Laptop challenges D-Wave claim of quantum computing supremacy
Physicists at the Flatiron Institute and Boston University have shown that a standard classical computer can solve a quantum dynamics problem that D-Wave Quantum previously described as impossible for conventional machines. Their findings challenge D-Wave’s widely publicized claim of quantum supremacy announced in March 2025.
The study, published on May 21 in the journal Science, used a tensor network algorithm to simulate the quantum annealing dynamics of disordered spin systems. Researchers said the simulations achieved a level of precision comparable to results produced by D-Wave’s Advantage2 prototype processor, which contains more than 5,000 qubits. Joseph Tindall from the Center for Computational Quantum Physics carried out many of the calculations on a laptop using ITensor, a software library designed for tensor network computations.

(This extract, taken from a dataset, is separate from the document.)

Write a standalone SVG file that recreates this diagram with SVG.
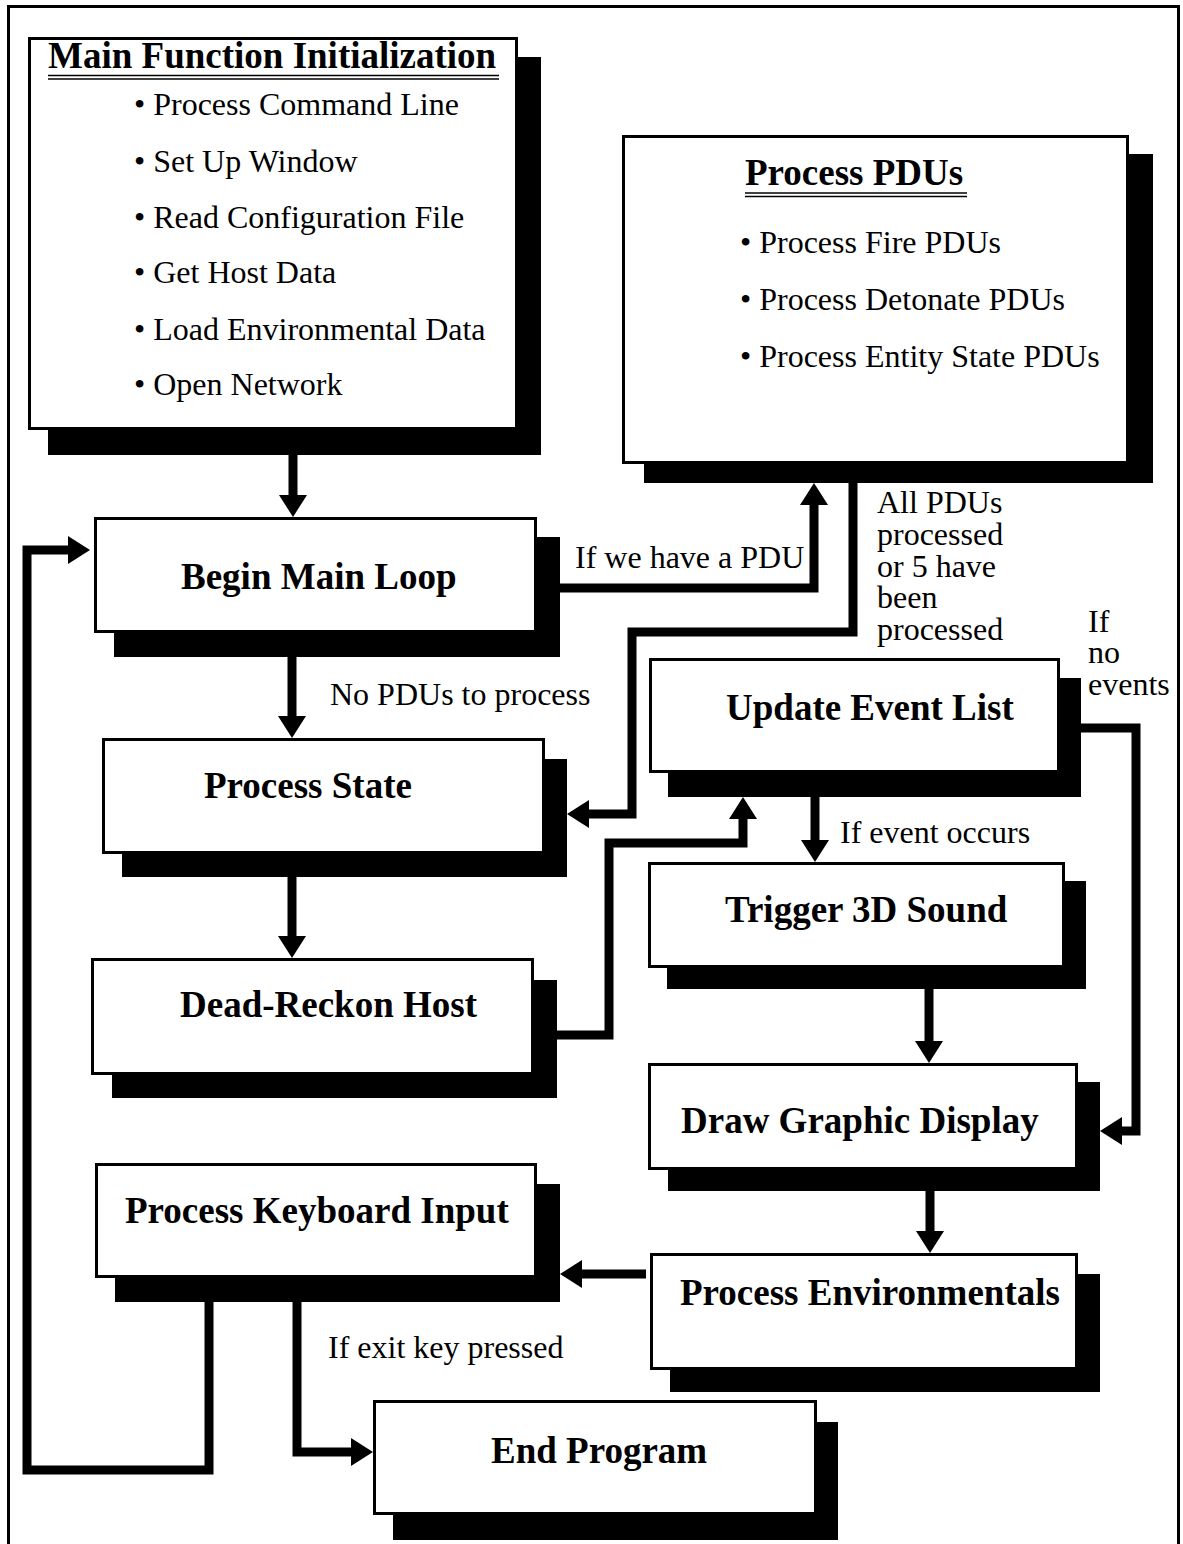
<svg xmlns="http://www.w3.org/2000/svg" width="1183" height="1544" viewBox="0 0 1183 1544">
<defs>
<style>
.box{fill:#fff;stroke:#000;stroke-width:3}
.sh{fill:#000}
.title{font-family:"Liberation Serif","Times New Roman",serif;font-weight:bold;font-size:37px;fill:#000}
.txt{font-family:"Liberation Serif","Times New Roman",serif;font-size:32px;fill:#000}
.conn{fill:none;stroke:#000;stroke-width:9;stroke-linejoin:miter;stroke-linecap:butt}
.ul{stroke:#000;stroke-width:1.6}
</style>
<marker id="ah" markerUnits="userSpaceOnUse" markerWidth="24" markerHeight="30" refX="0" refY="15" orient="auto">
<path d="M0,1 L22,15 L0,29 Z" fill="#000"/>
</marker>
</defs>
<rect width="1183" height="1544" fill="#fff"/>
<path d="M8.5,1600 V6.5 H1178.5 V1600" fill="none" stroke="#000" stroke-width="3"/>

<g id="connectors">
<path class="conn" marker-end="url(#ah)" d="M293,455 V495"/>
<path class="conn" marker-end="url(#ah)" d="M209,1302 V1470 H27 V550 H68"/>
<path class="conn" marker-end="url(#ah)" d="M560,588 H814 V505"/>
<path class="conn" marker-end="url(#ah)" d="M853,483 V632 H632 V814 H589"/>
<path class="conn" marker-end="url(#ah)" d="M292,657 V716"/>
<path class="conn" marker-end="url(#ah)" d="M292,877 V936"/>
<path class="conn" marker-end="url(#ah)" d="M557,1035 H609 V843 H743 V819"/>
<path class="conn" marker-end="url(#ah)" d="M815,797 V840"/>
<path class="conn" marker-end="url(#ah)" d="M1081,728 H1136 V1131 H1122"/>
<path class="conn" marker-end="url(#ah)" d="M929,989 V1041"/>
<path class="conn" marker-end="url(#ah)" d="M930,1191 V1231"/>
<path class="conn" marker-end="url(#ah)" d="M646,1274 H582"/>
<path class="conn" marker-end="url(#ah)" d="M297,1302 V1452 H351"/>
<text class="txt" x="575" y="568">If we have a PDU</text>
<text class="txt"><tspan x="877" y="513">All PDUs</tspan><tspan x="877" y="545">processed</tspan><tspan x="877" y="577">or 5 have</tspan><tspan x="877" y="608">been</tspan><tspan x="877" y="640">processed</tspan></text>
<text class="txt" x="330" y="705">No PDUs to process</text>
<text class="txt"><tspan x="1088" y="632">If</tspan><tspan x="1088" y="663">no</tspan><tspan x="1088" y="695">events</tspan></text>
<text class="txt" x="840" y="843">If event occurs</text>
<text class="txt" x="328" y="1358">If exit key pressed</text>
</g>

<g id="main-init">
<rect class="sh" x="48" y="57" width="493" height="398"/>
<rect class="box" x="29.5" y="38.5" width="487" height="390"/>
<text class="title" x="48" y="68">Main Function Initialization</text>
<line class="ul" x1="48" y1="75.5" x2="499" y2="75.5"/>
<line class="ul" x1="48" y1="79" x2="499" y2="79"/>
<text class="txt" x="134" y="115">• Process Command Line</text>
<text class="txt" x="134" y="172">• Set Up Window</text>
<text class="txt" x="134" y="228">• Read Configuration File</text>
<text class="txt" x="134" y="283">• Get Host Data</text>
<text class="txt" x="134" y="340">• Load Environmental Data</text>
<text class="txt" x="134" y="395">• Open Network</text>
</g>

<g id="process-pdus">
<rect class="sh" x="644" y="154" width="509" height="329"/>
<rect class="box" x="623.5" y="136.5" width="504" height="326"/>
<text class="title" x="745" y="185">Process PDUs</text>
<line class="ul" x1="745" y1="193" x2="967" y2="193"/>
<line class="ul" x1="745" y1="196.5" x2="967" y2="196.5"/>
<text class="txt" x="740" y="253">• Process Fire PDUs</text>
<text class="txt" x="740" y="310">• Process Detonate PDUs</text>
<text class="txt" x="740" y="367">• Process Entity State PDUs</text>
</g>

<g id="begin-main-loop">
<rect class="sh" x="114" y="537" width="446" height="120"/>
<rect class="box" x="95.5" y="518.5" width="440" height="113"/>
<text class="title" x="181" y="589">Begin Main Loop</text>
</g>

<g id="process-state">
<rect class="sh" x="122" y="759" width="445" height="118"/>
<rect class="box" x="103.5" y="739.5" width="440" height="113"/>
<text class="title" x="204" y="798">Process State</text>
</g>

<g id="dead-reckon">
<rect class="sh" x="112" y="980" width="445" height="118"/>
<rect class="box" x="92.5" y="959.5" width="440" height="114"/>
<text class="title" x="180" y="1017">Dead-Reckon Host</text>
</g>

<g id="update-event-list">
<rect class="sh" x="668" y="678" width="413" height="119"/>
<rect class="box" x="650.5" y="659.5" width="408" height="112"/>
<text class="title" x="726" y="720">Update Event List</text>
</g>

<g id="trigger-sound">
<rect class="sh" x="667" y="881" width="419" height="108"/>
<rect class="box" x="649.5" y="863.5" width="414" height="103"/>
<text class="title" x="725" y="922">Trigger 3D Sound</text>
</g>

<g id="draw-graphic">
<rect class="sh" x="668" y="1082" width="432" height="109"/>
<rect class="box" x="649.5" y="1064.5" width="427" height="104"/>
<text class="title" x="681" y="1133">Draw Graphic Display</text>
</g>

<g id="process-env">
<rect class="sh" x="670" y="1274" width="430" height="118"/>
<rect class="box" x="651.5" y="1254.5" width="425" height="114"/>
<text class="title" x="680" y="1305">Process Environmentals</text>
</g>

<g id="process-keyboard">
<rect class="sh" x="115" y="1184" width="445" height="118"/>
<rect class="box" x="96.5" y="1164.5" width="439" height="112"/>
<text class="title" x="125" y="1223">Process Keyboard Input</text>
</g>

<g id="end-program">
<rect class="sh" x="393" y="1422" width="445" height="118"/>
<rect class="box" x="374.5" y="1401.5" width="441" height="112"/>
<text class="title" x="491" y="1463">End Program</text>
</g>
</svg>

Tindall described tensor networks as a way to compress the wave function into interconnected mathematical structures that dramatically reduce computational demands. The simulations matched theoretical predictions and aligned with results previously reported by quantum computing researchers, all without relying on a quantum computer. The work suggests that recent advances in classical algorithms may narrow the gap between conventional and quantum systems more than previously expected.
D-Wave had argued earlier this year that its quantum annealing processor could simulate programmable spin glass dynamics in minutes, while the Frontier supercomputer at Oak Ridge National Laboratory would require nearly one million years and consume more electricity than the world produces annually. D-Wave chief executive Alan Baratz called the achievement the first practical demonstration of computational quantum supremacy on a real-world problem.
The claim immediately triggered debate within the scientific community. Earlier criticism pointed out that another research group had already managed to solve part of the same benchmark problem on a classical supercomputer in just over two hours. The latest work from the Flatiron team extends that challenge by reproducing the full benchmark using modest hardware rather than specialized supercomputers.
Researchers said the new approach adapts mathematical techniques first developed in the 1980s and applies them to modern tensor network methods. The findings do not eliminate the potential value of quantum computers, but they redefine the threshold required to demonstrate a genuine quantum advantage. The result also reflects the ongoing competition between quantum and classical computing, where advances in one field rapidly drive innovation in the other.